Jeff Barnaby

Jeff Barnaby

Jeff Barnaby was born and raised on the rural Mi’gMaq reserve of Listuguj Quebec. A multidisciplined artist, he has won several awards for his art work, pœtry, short stories and films. His work provides a bare knuckled view of the post colonial Indians and the world they live in. Jeff Barnaby’s first short film, From Cherry English (2005), won 2 Golden Sheaf awards (Yorkton) and played in dozens of festivals including Sundance, Tribecca, Fantasia, the Vancouver International Film Fest and the Atlantic International Film Fest.

The Colony (2007), Jeff Barnaby’s second short is a gritty depiction of deception, desolation and decay. Born of an imaginative script and proficiently executed, this powerful film witnesses cockroaches and chainsaws wreak havoc during one man’s descent into madness.

Interview with Jeff Barnaby

 

 

 

“I’m a Mi’gMaq from Listiguj, the reserve best known because of the SQ raid on it in 1979. Alanis Obomsawin made a film about those events.

When I was very young, I became very interested in the arts, especially writing, music and drawing. But after discovering cinema and seeing the extent of prejudice against Aboriginal peoples in films, I decided to go into a filmmaking career.

It is true that my films are violent, hyperbolic and extreme. My characters intensely express the dull pain and silent despair experienced every day in our communities. I’m not going to approach the loss of our languages and the erosion of our cultures with dainty white gloves. We have only an inkling as to how much we have lost and what we are desperately missing. My films are an alarm siren. To wake people up from their lethargy, we can’t hesitate to give people a good kick in the rear end.

My next film will be feature length, a zombie story set on an Amerindian reserve.

I hope film can give Amerindians what was taken from them: pride, wanting to be what they are, to speak their languages and safeguard their cultures.”

Excerpts from the film The Colony from Jeff Barnaby

 

 

 

Interior night: we are inside a mobile home.

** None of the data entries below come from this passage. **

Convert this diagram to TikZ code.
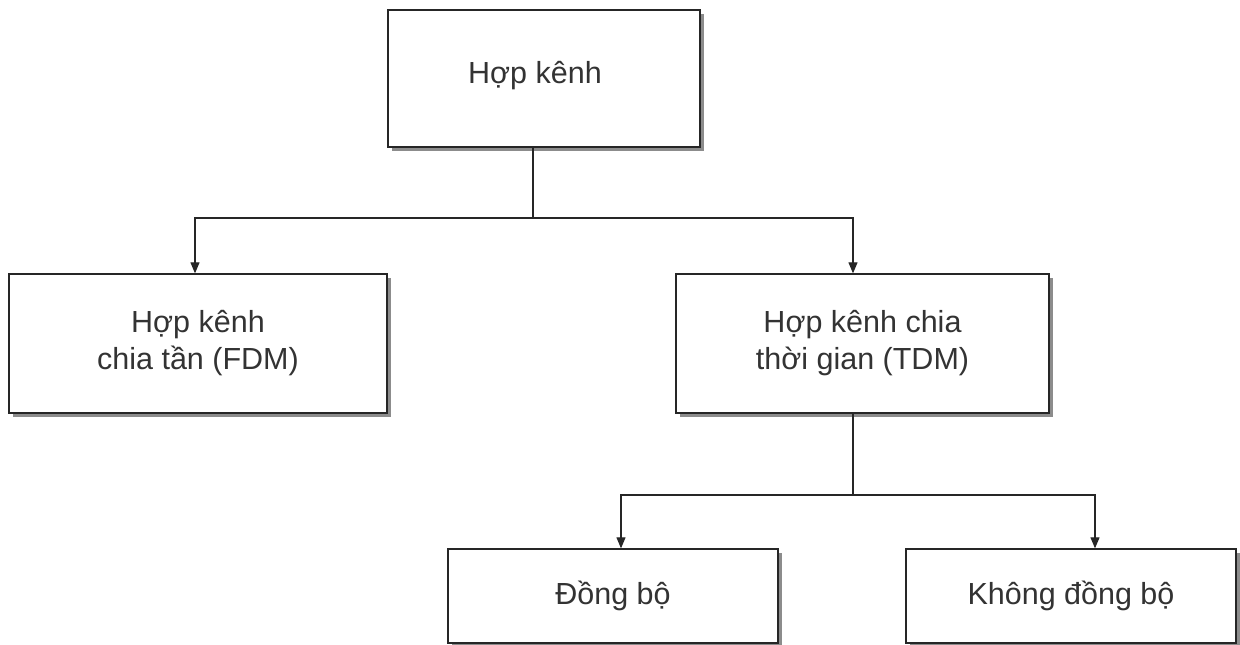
\documentclass[tikz,border=0pt]{standalone}
\usepackage{fontspec}
\setmainfont{Liberation Sans}
\usetikzlibrary{arrows.meta,shadows}
\begin{document}
\begin{tikzpicture}[x=1pt,y=-1pt,
  box/.style={draw=black!85, line width=1.3pt, fill=white, rectangle,
    align=center, inner sep=0pt, text=black!80,
    font=\fontsize{30.5}{37}\selectfont,
    drop shadow={shadow xshift=4pt, shadow yshift=-4pt, fill=black!45, opacity=1}},
  link/.style={draw=black!85, line width=1.1pt},
  arr/.style={link, -{Triangle[length=11pt,width=9pt]}}]
\useasboundingbox (0,0) rectangle (1240,645);

% boxes
\node[box, minimum width=312pt, minimum height=137pt] (mux) at (544,78.5)
  {\raisebox{12pt}{Hợp kênh}\hspace*{18pt}};
\node[box, minimum width=378pt, minimum height=139pt] (fdm) at (198,343.5) {Hợp kênh\\chia tần (FDM)};
\node[box, minimum width=373pt, minimum height=139pt] (tdm) at (862.5,343.5) {Hợp kênh chia\\thời gian (TDM)};
\node[box, minimum width=330pt, minimum height=94pt] (sync) at (613,596) {Đồng bộ};
\node[box, minimum width=330pt, minimum height=94pt] (async) at (1071,596) {Không đồng bộ};

% junctions of the tree lines
\coordinate (j1) at (533,218);
\coordinate (j2) at (853,495);

% connectors
\draw[link] ([xshift=-11pt]mux.south) -- (j1);
\draw[arr] (j1) -| ([xshift=-3pt]fdm.north);
\draw[arr] (j1) -| ([xshift=-9.5pt]tdm.north);
\draw[link] ([xshift=-9.5pt]tdm.south) -- (j2);
\draw[arr] (j2) -| ([xshift=8pt]sync.north);
\draw[arr] (j2) -| ([xshift=24pt]async.north);
\end{tikzpicture}
\end{document}
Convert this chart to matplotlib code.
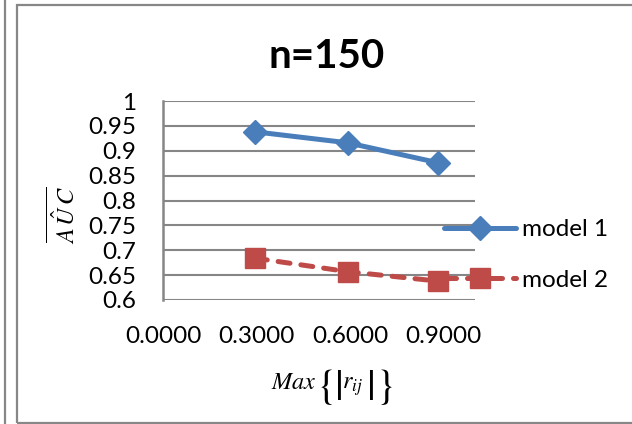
import matplotlib
matplotlib.use("Agg")
import matplotlib.pyplot as plt
from matplotlib.lines import Line2D
from matplotlib.patches import Rectangle
from matplotlib.ticker import FixedLocator, FuncFormatter

# Data
max_r = [0.296, 0.592, 0.881]
model1_auc = [0.938, 0.916, 0.876]
model2_auc = [0.684, 0.657, 0.638]
series_labels = ["model 1", "model 2"]
x_ticks = [0.0, 0.3, 0.6, 0.9]
y_ticks = [0.6, 0.65, 0.7, 0.75, 0.8, 0.85, 0.9, 0.95, 1.0]
title = "n=150"

plt.rcParams["font.family"] = ["Lato", "DejaVu Sans"]
plt.rcParams["mathtext.fontset"] = "stix"

W, H = 632, 424
fig = plt.figure(figsize=(W / 100, H / 100), dpi=100)

def fx(px):
    return px / W

def fy(py):
    return 1 - py / H

ax = fig.add_axes([fx(163), fy(300), fx(475) - fx(163), fy(101) - fy(300)])

blue = "#4A7EBB"
red = "#BE4B48"
grid = "#868686"

ax.plot(max_r, model1_auc, color=blue, lw=3.6, marker="D", ms=12,
        solid_capstyle="round", label=series_labels[0], zorder=4)
ax.plot(max_r, model2_auc, color=red, lw=3.6, marker="s", ms=14,
        linestyle=(0, (2.4, 2.2)), dash_capstyle="round",
        label=series_labels[1], zorder=4)

ax.set_xlim(0, 1.0)
ax.set_ylim(0.6, 1.0)
ax.xaxis.set_major_locator(FixedLocator(x_ticks))
ax.yaxis.set_major_locator(FixedLocator(y_ticks))
ax.xaxis.set_major_formatter(FuncFormatter(lambda v, p: f"{v:.4f}"))
ax.yaxis.set_major_formatter(FuncFormatter(lambda v, p: f"{v:g}"))
ax.tick_params(axis="both", length=0, labelsize=17.5, colors="black")
ax.tick_params(axis="y", pad=19)
ax.tick_params(axis="x", pad=19)

ax.grid(axis="y", color=grid, lw=1.5)
ax.set_axisbelow(True)
for side in ["top", "right", "bottom"]:
    ax.spines[side].set_visible(False)
ax.spines["left"].set_color(grid)
ax.spines["left"].set_linewidth(1.8)

fig.text(fx(327), fy(57), title, ha="center", va="center",
         fontsize=29, fontweight="bold")

# y-axis label
fig.text(fx(63), fy(215), r"$\overline{A\,\hat{U}\,C}$", ha="center",
         va="center", rotation=90, fontsize=17.5)

# x-axis label, built from pieces so the delimiters can be tall
base_y = fy(389)
mid_y = fy(387)
fig.text(fx(294), base_y, r"$Max$", ha="center", va="baseline", fontsize=17.5)
fig.text(fx(324), mid_y, r"$\{$", ha="center", va="center", fontsize=30)
fig.text(fx(338), mid_y, r"$|$", ha="center", va="center", fontsize=32)
fig.text(fx(352), base_y, r"$r_{ij}$", ha="center", va="baseline",
         fontsize=17.5)
fig.text(fx(370), mid_y, r"$|$", ha="center", va="center", fontsize=32)
fig.text(fx(384), mid_y, r"$\}$", ha="center", va="center", fontsize=30)

leg = ax.legend(loc="center left", bbox_to_anchor=(fx(444), fy(255)),
                bbox_transform=fig.transFigure, frameon=False, fontsize=17.5,
                borderpad=0, borderaxespad=0, handlelength=2.95,
                handletextpad=0.25, labelspacing=1.2)

# chart frame
fig.add_artist(Rectangle((fx(16.5), fy(422.5)), fx(640) - fx(16.5),
                         fy(5) - fy(422.5), transform=fig.transFigure,
                         fill=False, edgecolor="#878787", lw=1.6))
fig.add_artist(Line2D([fx(4.5), fx(4.5)], [0, 1], transform=fig.transFigure,
                      color="#878787", lw=1.6))

fig.savefig("out.png", dpi=100)
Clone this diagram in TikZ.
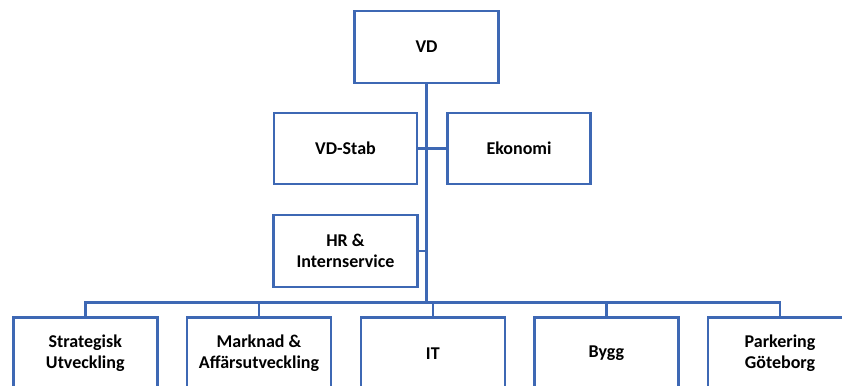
\documentclass[tikz,border=0pt]{standalone}
\usepackage{fontspec}
\setmainfont{Carlito}
\definecolor{boxblue}{RGB}{62,104,180}
\begin{document}
\begin{tikzpicture}[x=1pt,y=-1pt,
  orgbox/.style={draw=boxblue, line width=2.5pt, fill=white, minimum width=144pt, minimum height=72pt,
    inner sep=2pt, align=center, font=\bfseries\fontsize{18}{21.5}\selectfont, text=black},
  conn/.style={draw=boxblue, line width=2.5pt}]
\path[use as bounding box, fill=white] (0,0) rectangle (842,385);
\node[orgbox] (vd) at (426.5,47) {VD};
\node[orgbox, minimum width=143pt, minimum height=71pt] (stab) at (345.5,148.7) {VD-Stab};
\node[orgbox, minimum width=143pt, minimum height=71pt] (eko) at (519,148.7) {Ekonomi};
\node[orgbox] (hr) at (345.5,251) {HR \&\\Internservice};
\node[orgbox] (b1) at (85.3,353.3) {Strategisk\\Utveckling};
\node[orgbox] (b2) at (259,353.3) {Marknad \&\\Affärsutveckling};
\node[orgbox] (b3) at (432.8,353.3) {IT};
\node[orgbox] (b4) at (606.3,353.3) {Bygg};
\node[orgbox] (b5) at (780,353.3) {Parkering\\Göteborg};
\coordinate (bus) at (426.5,302.7);
\draw[conn] (vd.south) -- (vd.south |- bus);
\draw[conn] (stab.east) -- (stab.east -| vd.south);
\draw[conn] (eko.west) -- (eko.west -| vd.south);
\draw[conn] (hr.east) -- (hr.east -| vd.south);
\draw[conn] (b1.north) |- (bus) -| (b5.north);
\draw[conn] (b2.north) -- (b2.north |- bus);
\draw[conn] (b3.north) -- (b3.north |- bus);
\draw[conn] (b4.north) -- (b4.north |- bus);
\end{tikzpicture}
\end{document}
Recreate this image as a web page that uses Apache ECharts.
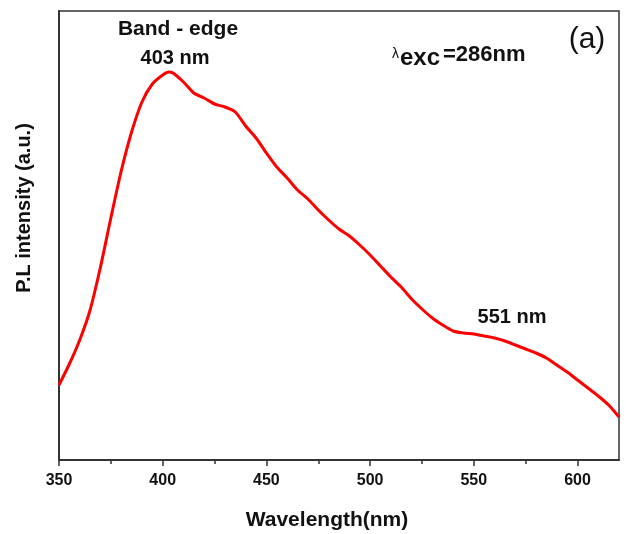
<!DOCTYPE html>
<html>
<head>
<meta charset="utf-8">
<script src="https://cdn.jsdelivr.net/npm/echarts@6/dist/echarts.min.js"></script>
<style>
  html, body { margin: 0; padding: 0; background: #fff; }
  #chart { width: 626px; height: 534px; }
</style>
</head>
<body>
<div id="chart"></div>
<script>
// PL spectrum, every 5 nm (intensity in arbitrary units)
const wavelength = [350, 355, 360, 365, 370, 375, 380, 385, 390, 395, 400, 403, 405, 410, 415, 420, 425, 430, 435, 440, 445, 450, 455, 460, 465, 470, 475, 480, 485, 490, 495, 500, 505, 510, 515, 520, 525, 530, 535, 540, 545, 550, 555, 560, 565, 570, 575, 580, 585, 590, 595, 600, 605, 610, 615, 620];
const intensity = [75, 96, 120, 150, 193, 242, 289, 328, 358, 376, 385, 388, 387, 378, 367, 362, 356, 353, 348, 334, 322, 307, 293, 282, 270, 261, 250, 240, 231, 224, 215, 205, 194, 183, 173, 161, 151, 142, 135, 129, 127, 126, 124, 122, 119, 115, 111, 107, 102, 95, 88, 80, 72, 64, 55, 43];
const majorTicks = [350, 400, 450, 500, 550, 600];
const minorTicks = [375, 425, 475, 525, 575];

const font = "'Liberation Sans', Arial, sans-serif";
const axisColor = "#333";
const textColor = "#111";

const chart = echarts.init(document.getElementById("chart"));

function label(text, x, y, size, extra) {
  return {
    type: "text",
    x: x,
    y: y,
    style: Object.assign({
      text: text,
      font: "bold " + size + "px " + font,
      fill: textColor,
      align: "center",
      verticalAlign: "middle",
    }, extra || {}),
  };
}

chart.setOption({
  animation: false,
  grid: {
    left: 59,
    right: 7,
    top: 11,
    bottom: 74,
    show: true,
    borderColor: axisColor,
    borderWidth: 1.5,
  },
  xAxis: [
    {
      type: "value",
      min: 350,
      max: 620,
      axisLine: { lineStyle: { color: axisColor, width: 2 } },
      splitLine: { show: false },
      axisTick: {
        customValues: majorTicks,
        length: 6,
        lineStyle: { color: axisColor, width: 1.5 },
      },
      axisLabel: {
        customValues: majorTicks,
        margin: 13,
        color: textColor,
        fontFamily: font,
        fontWeight: "bold",
        fontSize: 16,
      },
    },
    {
      // minor ticks only
      type: "value",
      position: "bottom",
      min: 350,
      max: 620,
      axisLine: { show: false },
      splitLine: { show: false },
      axisTick: {
        customValues: minorTicks,
        length: 4,
        lineStyle: { color: axisColor, width: 1.5 },
      },
      axisLabel: { show: false },
    },
  ],
  yAxis: {
    type: "value",
    min: 0,
    max: 449,
    axisLine: { show: true, lineStyle: { color: axisColor, width: 2 } },
    axisTick: { show: false },
    axisLabel: { show: false },
    splitLine: { show: false },
  },
  series: [
    {
      type: "line",
      data: wavelength.map((w, i) => [w, intensity[i]]),
      showSymbol: false,
      smooth: 0.25,
      lineStyle: { color: "#ff0000", width: 3 },
    },
  ],
  graphic: [
    label("Wavelength(nm)", 327, 520, 21),
    Object.assign(label("P.L intensity (a.u.)", 24, 208, 20), { rotation: Math.PI / 2 }),
    label("Band - edge", 178, 29, 21),
    label("403 nm", 175, 58, 20),
    label("551 nm", 512, 317, 20),
    label("λ", 392, 54, 14, { font: "14px " + font, align: "left" }),
    label("exc", 400, 58, 24, { align: "left" }),
    label("=286nm", 443, 55, 22, { align: "left" }),
    label("(a)", 587, 40, 30, { font: "30px " + font }),
  ],
});
</script>
</body>
</html>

Only a lamp brings a pale light in the grim place. The room is a mess and giant cockroaches are walking on the walls.

A man is lying on the bed, and he looks very feeble, sick or wounded. He has difficulty to dial a phone number. Finally, somebody responds to his phone call and the man complaints about the cockroaches that are everywhere. The interlocutor is mad because he has been wake up in the middle of the night. He hangs up and we heard only the tone of the phone while we are in the same shot in the sad and messy mobile home.